Inspectors from Ofsted rated the Labour-run authority’s children’s services as ‘inadequate’ in 2022, and said children had been left at risk of harm.
An action plan was put in place and progress is now being monitored by an improvement board, with the potential for further Government intervention if the council fails to improve the services quickly enough.
In council documents, the authority says it has been given £100,000 by the Department for Education (DfE) to pay for extra training for staff.
Documents say: “Nottingham city children’s services received its inspection in July 2022, at which it was judged to be inadequate.
“As part of children’s integrated service’s improvement journey, we have secured funding from the Department for Education to enhance the development opportunities for our workforce.
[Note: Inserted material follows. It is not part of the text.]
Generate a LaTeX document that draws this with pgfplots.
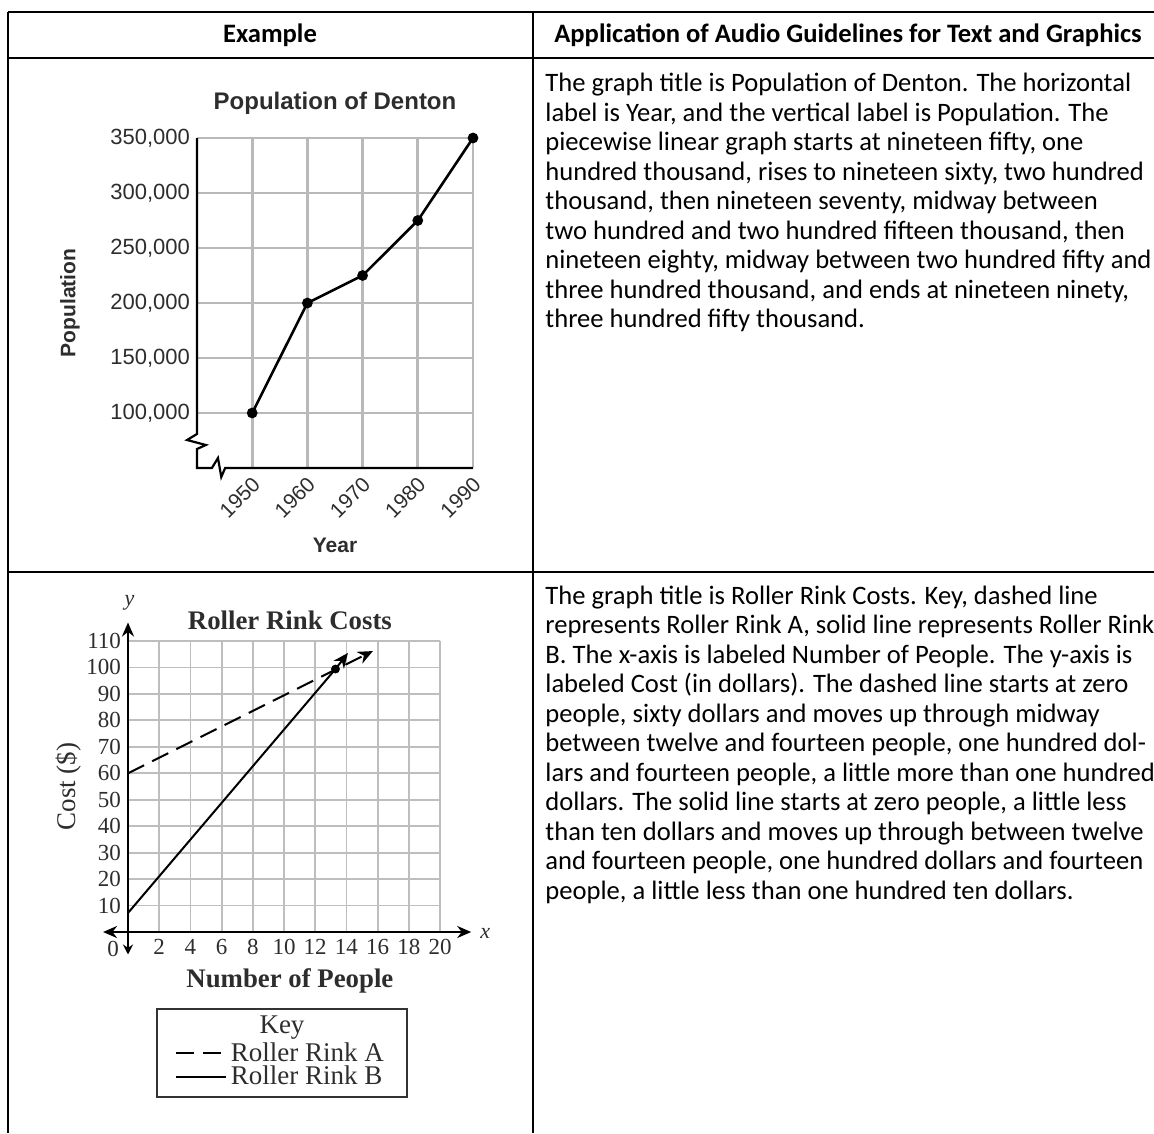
\documentclass[border=0pt]{standalone}
\usepackage{fontspec}
\setmainfont{Carlito}
\newfontfamily\arialfont{Liberation Sans}
\newfontfamily\timesfont{Liberation Serif}
\usepackage{pgfplots}
\pgfplotsset{compat=1.18}
\usetikzlibrary{arrows.meta}

\definecolor{gridgray}{RGB}{185,185,185}
\definecolor{gridlight}{RGB}{190,190,190}
\definecolor{scangray}{RGB}{45,45,45}

\newcommand{\bodyfont}{\fontsize{13.3}{16}\selectfont}

\begin{document}
\begin{tikzpicture}[x=0.5pt,y=-0.5pt]
\path[use as bounding box] (0,0) rectangle (1154,1133);

% table rules
\begin{scope}[line width=1.4pt]
  \draw (8,12) -- (1154,12);
  \draw (8,58) -- (1154,58);
  \draw (8,572) -- (1154,572);
  \draw (8,12) -- (8,1133);
  \draw (533,12) -- (533,1133);
\end{scope}

% header
\node[anchor=base, inner sep=0pt, font=\bodyfont\bfseries] at (270,43) {Example};
\node[anchor=base, inner sep=0pt, font=\bodyfont\bfseries] at (848,43) {Application of Audio Guidelines for Text and Graphics};

% text of row 1
\foreach \t [count=\i from 0] in {
  {The graph title is Population of Denton. The horizontal},
  {label is Year, and the vertical label is Population. The},
  {piecewise linear graph starts at nineteen fifty, one},
  {hundred thousand, rises to nineteen sixty, two hundred},
  {thousand, then nineteen seventy, midway between},
  {two hundred and two hundred fifteen thousand, then},
  {nineteen eighty, midway between two hundred fifty and},
  {three hundred thousand, and ends at nineteen ninety,},
  {three hundred fifty thousand.}}
  \node[anchor=base west, inner sep=0pt, font=\bodyfont] at (545,{92+29.5*\i}) {\t};

% text of row 2
\foreach \t [count=\i from 0] in {
  {The graph title is Roller Rink Costs. Key, dashed line},
  {represents Roller Rink A, solid line represents Roller Rink},
  {B. The x-axis is labeled Number of People. The y-axis is},
  {labeled Cost (in dollars). The dashed line starts at zero},
  {people, sixty dollars and moves up through midway},
  {between twelve and fourteen people, one hundred dol-},
  {lars and fourteen people, a little more than one hundred},
  {dollars. The solid line starts at zero people, a little less},
  {than ten dollars and moves up through between twelve},
  {and fourteen people, one hundred dollars and fourteen},
  {people, a little less than one hundred ten dollars.}}
  \node[anchor=base west, inner sep=0pt, font=\bodyfont] at (545,{604+29.5*\i}) {\t};

% ---- Population of Denton ----
\begin{axis}[
  at={(98.5pt,-234pt)}, anchor=south west,
  scale only axis, width=138pt, height=165pt,
  xmin=1940, xmax=1990, ymin=50000, ymax=350000,
  xtick={1950,1960,1970,1980,1990},
  ytick={100000,150000,200000,250000,300000,350000},
  scaled y ticks=false, scaled x ticks=false,
  axis lines*=left, axis line style={draw=none},
  major tick length=0pt,
  grid=major, major grid style={draw=gridgray, line width=1.3pt},
  clip=false,
  /pgf/number format/assume math mode=true,
  yticklabel style={font=\arialfont\fontsize{11}{12}\selectfont, text=scangray,
    /pgf/number format/fixed, /pgf/number format/1000 sep={,}},
  xticklabel style={font=\arialfont\fontsize{10.5}{12}\selectfont, text=scangray,
    /pgf/number format/fixed, /pgf/number format/1000 sep={},
    xshift=4.5pt, yshift=-4pt, rotate=45, anchor=east},
  title={Population of Denton},
  title style={at={(axis description cs:0.5,1.07)}, anchor=center,
    font=\arialfont\bfseries\fontsize{12}{14}\selectfont, text=scangray},
  xlabel={Year},
  xlabel style={at={(axis description cs:0.5,-0.233)}, anchor=center,
    font=\arialfont\bfseries\fontsize{10.5}{12}\selectfont, text=scangray},
  ylabel={Population},
  ylabel style={at={(axis description cs:-0.46,0.5)}, anchor=center,
    font=\arialfont\bfseries\fontsize{10.5}{12}\selectfont, text=scangray},
]
% axis lines with the break marks
\draw[black, line width=1.1pt] (axis cs:1940,350000) -- (axis cs:1940,80909)
  -- (axis cs:1938.2,75455) -- (axis cs:1941.6,70909) -- (axis cs:1940,67273)
  -- (axis cs:1940,50000) -- (axis cs:1942.7,50000) -- (axis cs:1943.8,59091)
  -- (axis cs:1944.4,41818) -- (axis cs:1945.1,50000) -- (axis cs:1990,50000);
\addplot[black, line width=1.3pt, mark=*, mark size=2pt] coordinates {
  (1950,100000) (1960,200000) (1970,225000) (1980,275000) (1990,350000)};
\end{axis}

% ---- Roller Rink Costs ----
\begin{axis}[
  at={(64pt,-466pt)}, anchor=south west,
  scale only axis, width=156pt, height=145.5pt,
  xmin=0, xmax=20, ymin=0, ymax=110,
  xtick={2,4,...,20}, ytick={10,20,...,110},
  axis lines*=left, axis line style={draw=none},
  major tick length=0pt,
  grid=major, major grid style={draw=gridlight, line width=0.9pt},
  clip=false,
  /pgf/number format/assume math mode=true,
  ticklabel style={font=\timesfont\fontsize{11.5}{13}\selectfont, text=scangray},
  title={Roller Rink Costs},
  title style={at={(axis description cs:0.519,1.031)}, anchor=center,
    font=\timesfont\bfseries\fontsize{13.4}{15}\selectfont, text=scangray},
  xlabel={Number of People},
  xlabel style={at={(axis description cs:0.519,-0.168)}, anchor=center,
    font=\timesfont\bfseries\fontsize{13.4}{15}\selectfont, text=scangray},
  ylabel={Cost (\$)},
  ylabel style={at={(axis description cs:-0.189,0.5)}, anchor=center,
    font=\timesfont\fontsize{13.5}{15}\selectfont, text=scangray},
  legend style={at={(axis description cs:0.13,-0.35)}, anchor=north west,
    draw=none, fill=none, font=\timesfont\fontsize{13.5}{15}\selectfont,
    text=scangray, row sep=-3pt},
  legend cell align=left,
  legend image code/.code={\draw[#1,-] (0pt,0pt) -- (25pt,0pt);},
]
\draw[black, line width=1.4pt, {Stealth[length=7pt,width=6pt]}-{Stealth[length=7pt,width=6pt]}]
  (axis cs:-1.6,0) -- (axis cs:22,0);
\draw[black, line width=1.4pt, {Stealth[length=5pt,width=5pt]}-{Stealth[length=7pt,width=6pt]}]
  (axis cs:0,-8.5) -- (axis cs:0,117);
\node[font=\timesfont\itshape\fontsize{11}{12}\selectfont, text=scangray] at (axis cs:0.1,124.5) {y};
\node[font=\timesfont\itshape\fontsize{11}{12}\selectfont, text=scangray] at (axis cs:22.9,-0.6) {x};
\node[font=\timesfont\fontsize{11.5}{13}\selectfont, text=scangray] at (axis cs:-0.95,-6.5) {0};
\addplot[black, line width=1pt, dash pattern=on 9pt off 4.5pt, -{Stealth[length=7.5pt,width=6.5pt]}]
  coordinates {(0,60) (13.3,99.2) (15.7,106.2)};
\addlegendentry{Roller Rink A}
\addplot[black, line width=1pt, -{Stealth[length=7.5pt,width=6.5pt]}]
  coordinates {(0,7.2) (13.3,99.4) (14.1,105.5)};
\addlegendentry{Roller Rink B}
\addplot[forget plot, only marks, black, mark=*, mark size=2pt] coordinates {(13.3,99.4)};
\end{axis}

% key box
\draw[black!80, line width=1.1pt] (157,1009) rectangle (407,1097);
\node[font=\timesfont\fontsize{13.5}{15}\selectfont, text=scangray] at (282,1028) {Key};

\end{tikzpicture}
\end{document}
“We are seeking to procure additional training to build upon and support the development of our strengths-based practice which already includes signs of safety.”
Last year, the council approved a spend of £6.5m on external consultants from Newton Europe to help improve its children’s services, alongside a further £2.4m for a partner to help deliver an improvement programme over a four-year period.
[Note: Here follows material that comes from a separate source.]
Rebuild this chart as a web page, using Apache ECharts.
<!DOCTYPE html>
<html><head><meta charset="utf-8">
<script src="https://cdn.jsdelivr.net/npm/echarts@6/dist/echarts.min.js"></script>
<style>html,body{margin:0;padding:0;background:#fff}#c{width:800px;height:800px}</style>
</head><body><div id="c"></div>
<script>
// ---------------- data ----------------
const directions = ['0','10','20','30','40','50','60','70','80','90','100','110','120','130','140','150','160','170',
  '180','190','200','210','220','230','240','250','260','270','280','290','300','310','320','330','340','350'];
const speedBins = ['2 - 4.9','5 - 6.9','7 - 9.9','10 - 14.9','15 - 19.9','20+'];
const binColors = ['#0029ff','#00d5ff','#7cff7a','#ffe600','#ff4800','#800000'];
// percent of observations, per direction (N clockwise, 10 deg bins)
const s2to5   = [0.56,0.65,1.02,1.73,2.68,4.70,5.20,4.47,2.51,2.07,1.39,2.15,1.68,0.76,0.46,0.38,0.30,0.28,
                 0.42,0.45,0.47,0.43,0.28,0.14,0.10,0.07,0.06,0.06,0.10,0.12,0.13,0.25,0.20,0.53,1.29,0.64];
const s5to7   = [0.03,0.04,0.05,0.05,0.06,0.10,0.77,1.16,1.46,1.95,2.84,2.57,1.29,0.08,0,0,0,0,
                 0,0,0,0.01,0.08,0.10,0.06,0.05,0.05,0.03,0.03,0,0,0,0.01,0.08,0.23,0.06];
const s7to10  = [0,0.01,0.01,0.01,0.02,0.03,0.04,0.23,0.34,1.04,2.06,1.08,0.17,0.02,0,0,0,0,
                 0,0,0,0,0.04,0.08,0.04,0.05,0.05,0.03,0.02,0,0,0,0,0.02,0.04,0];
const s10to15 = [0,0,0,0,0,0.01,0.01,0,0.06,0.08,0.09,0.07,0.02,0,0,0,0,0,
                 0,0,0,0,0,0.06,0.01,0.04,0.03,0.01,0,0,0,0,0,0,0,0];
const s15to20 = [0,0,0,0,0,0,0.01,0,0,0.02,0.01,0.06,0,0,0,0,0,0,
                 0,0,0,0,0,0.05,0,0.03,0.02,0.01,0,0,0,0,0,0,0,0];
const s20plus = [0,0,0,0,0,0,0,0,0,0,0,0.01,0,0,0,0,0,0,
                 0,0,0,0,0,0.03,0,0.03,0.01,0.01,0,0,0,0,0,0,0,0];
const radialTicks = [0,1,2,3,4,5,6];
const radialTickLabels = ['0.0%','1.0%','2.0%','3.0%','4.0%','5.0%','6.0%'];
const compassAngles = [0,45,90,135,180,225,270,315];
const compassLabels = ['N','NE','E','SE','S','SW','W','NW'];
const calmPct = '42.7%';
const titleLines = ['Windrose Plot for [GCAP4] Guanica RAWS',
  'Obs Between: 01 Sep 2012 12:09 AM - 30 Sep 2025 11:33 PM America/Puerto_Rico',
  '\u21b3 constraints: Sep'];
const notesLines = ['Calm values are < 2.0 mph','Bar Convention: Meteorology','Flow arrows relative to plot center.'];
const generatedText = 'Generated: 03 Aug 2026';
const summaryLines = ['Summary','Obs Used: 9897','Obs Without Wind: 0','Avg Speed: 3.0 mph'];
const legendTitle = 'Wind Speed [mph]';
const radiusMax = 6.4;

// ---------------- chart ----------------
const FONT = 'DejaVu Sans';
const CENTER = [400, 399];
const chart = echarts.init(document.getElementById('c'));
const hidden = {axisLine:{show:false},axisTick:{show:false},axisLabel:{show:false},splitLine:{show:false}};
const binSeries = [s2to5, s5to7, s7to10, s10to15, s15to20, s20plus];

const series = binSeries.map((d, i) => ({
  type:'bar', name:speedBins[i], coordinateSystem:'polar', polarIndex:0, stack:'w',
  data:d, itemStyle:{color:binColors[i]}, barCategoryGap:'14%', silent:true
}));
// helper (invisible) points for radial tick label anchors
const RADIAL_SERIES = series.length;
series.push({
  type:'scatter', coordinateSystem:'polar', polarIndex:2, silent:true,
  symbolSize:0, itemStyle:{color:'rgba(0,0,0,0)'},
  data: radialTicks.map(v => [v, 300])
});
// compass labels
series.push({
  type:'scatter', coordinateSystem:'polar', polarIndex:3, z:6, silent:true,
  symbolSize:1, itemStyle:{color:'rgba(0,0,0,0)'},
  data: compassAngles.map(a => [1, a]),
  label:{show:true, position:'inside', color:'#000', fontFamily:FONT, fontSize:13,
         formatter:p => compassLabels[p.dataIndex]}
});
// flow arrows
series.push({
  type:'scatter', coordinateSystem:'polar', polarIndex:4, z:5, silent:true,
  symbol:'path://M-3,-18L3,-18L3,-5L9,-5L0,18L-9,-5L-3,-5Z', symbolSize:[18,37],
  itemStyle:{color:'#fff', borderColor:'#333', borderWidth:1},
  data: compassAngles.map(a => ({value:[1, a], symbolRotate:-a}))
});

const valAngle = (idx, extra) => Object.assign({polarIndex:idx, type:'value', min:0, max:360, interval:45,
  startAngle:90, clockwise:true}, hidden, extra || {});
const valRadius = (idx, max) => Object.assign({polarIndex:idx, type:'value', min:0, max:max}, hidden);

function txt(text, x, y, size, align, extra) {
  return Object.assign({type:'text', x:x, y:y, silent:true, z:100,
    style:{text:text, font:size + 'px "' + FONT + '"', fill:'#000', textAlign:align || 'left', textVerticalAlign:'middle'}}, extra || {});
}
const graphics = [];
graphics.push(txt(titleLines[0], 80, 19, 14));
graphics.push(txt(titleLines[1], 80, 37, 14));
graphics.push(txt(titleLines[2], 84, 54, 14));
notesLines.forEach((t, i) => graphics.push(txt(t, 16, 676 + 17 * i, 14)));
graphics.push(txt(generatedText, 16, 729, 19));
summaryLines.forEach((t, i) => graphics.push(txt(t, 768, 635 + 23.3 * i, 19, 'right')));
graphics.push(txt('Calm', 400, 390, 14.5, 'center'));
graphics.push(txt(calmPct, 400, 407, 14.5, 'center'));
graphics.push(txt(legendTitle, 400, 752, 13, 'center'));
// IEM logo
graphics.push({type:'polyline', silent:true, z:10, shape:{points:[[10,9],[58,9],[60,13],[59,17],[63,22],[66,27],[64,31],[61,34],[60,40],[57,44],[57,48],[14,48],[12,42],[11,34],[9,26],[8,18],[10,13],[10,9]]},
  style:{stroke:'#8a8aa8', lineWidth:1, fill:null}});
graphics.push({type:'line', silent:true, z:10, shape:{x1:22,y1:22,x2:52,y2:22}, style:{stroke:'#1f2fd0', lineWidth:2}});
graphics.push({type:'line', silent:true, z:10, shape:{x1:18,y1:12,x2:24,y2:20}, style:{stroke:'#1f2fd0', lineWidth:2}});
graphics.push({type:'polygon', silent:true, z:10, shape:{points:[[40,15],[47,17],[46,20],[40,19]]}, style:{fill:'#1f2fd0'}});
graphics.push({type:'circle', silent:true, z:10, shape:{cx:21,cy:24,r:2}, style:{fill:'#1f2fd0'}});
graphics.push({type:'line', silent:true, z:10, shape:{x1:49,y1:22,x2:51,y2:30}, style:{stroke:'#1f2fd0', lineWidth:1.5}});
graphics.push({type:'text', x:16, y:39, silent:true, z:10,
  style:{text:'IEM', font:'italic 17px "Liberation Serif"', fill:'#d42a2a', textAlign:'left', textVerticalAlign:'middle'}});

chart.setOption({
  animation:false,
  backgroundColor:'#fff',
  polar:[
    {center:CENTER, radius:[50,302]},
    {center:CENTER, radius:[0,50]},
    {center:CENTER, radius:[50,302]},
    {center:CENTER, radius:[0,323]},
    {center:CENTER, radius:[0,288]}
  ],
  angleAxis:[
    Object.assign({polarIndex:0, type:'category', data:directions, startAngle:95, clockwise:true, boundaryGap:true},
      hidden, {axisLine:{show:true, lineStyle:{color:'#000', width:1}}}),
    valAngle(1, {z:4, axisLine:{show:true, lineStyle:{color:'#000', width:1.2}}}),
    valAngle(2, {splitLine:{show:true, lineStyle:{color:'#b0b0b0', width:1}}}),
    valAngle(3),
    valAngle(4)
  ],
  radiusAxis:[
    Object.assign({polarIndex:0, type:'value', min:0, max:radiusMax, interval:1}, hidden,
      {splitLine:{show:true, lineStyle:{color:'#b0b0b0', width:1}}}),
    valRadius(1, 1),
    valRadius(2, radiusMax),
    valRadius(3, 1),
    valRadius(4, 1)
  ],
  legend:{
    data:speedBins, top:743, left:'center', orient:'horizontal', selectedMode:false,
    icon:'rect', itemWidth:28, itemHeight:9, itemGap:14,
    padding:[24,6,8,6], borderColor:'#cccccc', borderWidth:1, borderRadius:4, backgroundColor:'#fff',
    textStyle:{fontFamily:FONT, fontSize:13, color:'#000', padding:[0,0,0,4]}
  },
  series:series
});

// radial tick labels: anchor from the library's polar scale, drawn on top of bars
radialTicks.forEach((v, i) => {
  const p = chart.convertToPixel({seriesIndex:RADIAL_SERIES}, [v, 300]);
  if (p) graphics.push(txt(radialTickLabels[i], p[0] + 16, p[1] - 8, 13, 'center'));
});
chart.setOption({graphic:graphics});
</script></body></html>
The consultants will work to help the council achieve eight priority areas of improvement, including the timeliness of responses to children’s needs, as well as social work capacity and response to young people who present as homeless.
Council delegated decision documents, published on May 30, say the leadership team and children’s social care workforce will be trained-up to help build and repair relationships with children, known as restorative practice.
The documents add: “To ensure all workers are operating in a strengths-based and restorative way, we wish to train our leadership team and the wider workforce on the key principles of restorative practice, which would strengthen our strengths-based approach to working.
“In this way, the leadership team would be able to support the workforce to embed the practice and model this to the wider children’s integrated services workforce, developing a strong culture in the service, that would then support new starters to understand the ethos and ways of working.
“Without the funding, children’s services will struggle to deliver key practice improvements at pace and risk being able to make the significant improvement required to satisfy Ofsted and provide them with assurance at future inspection visits.”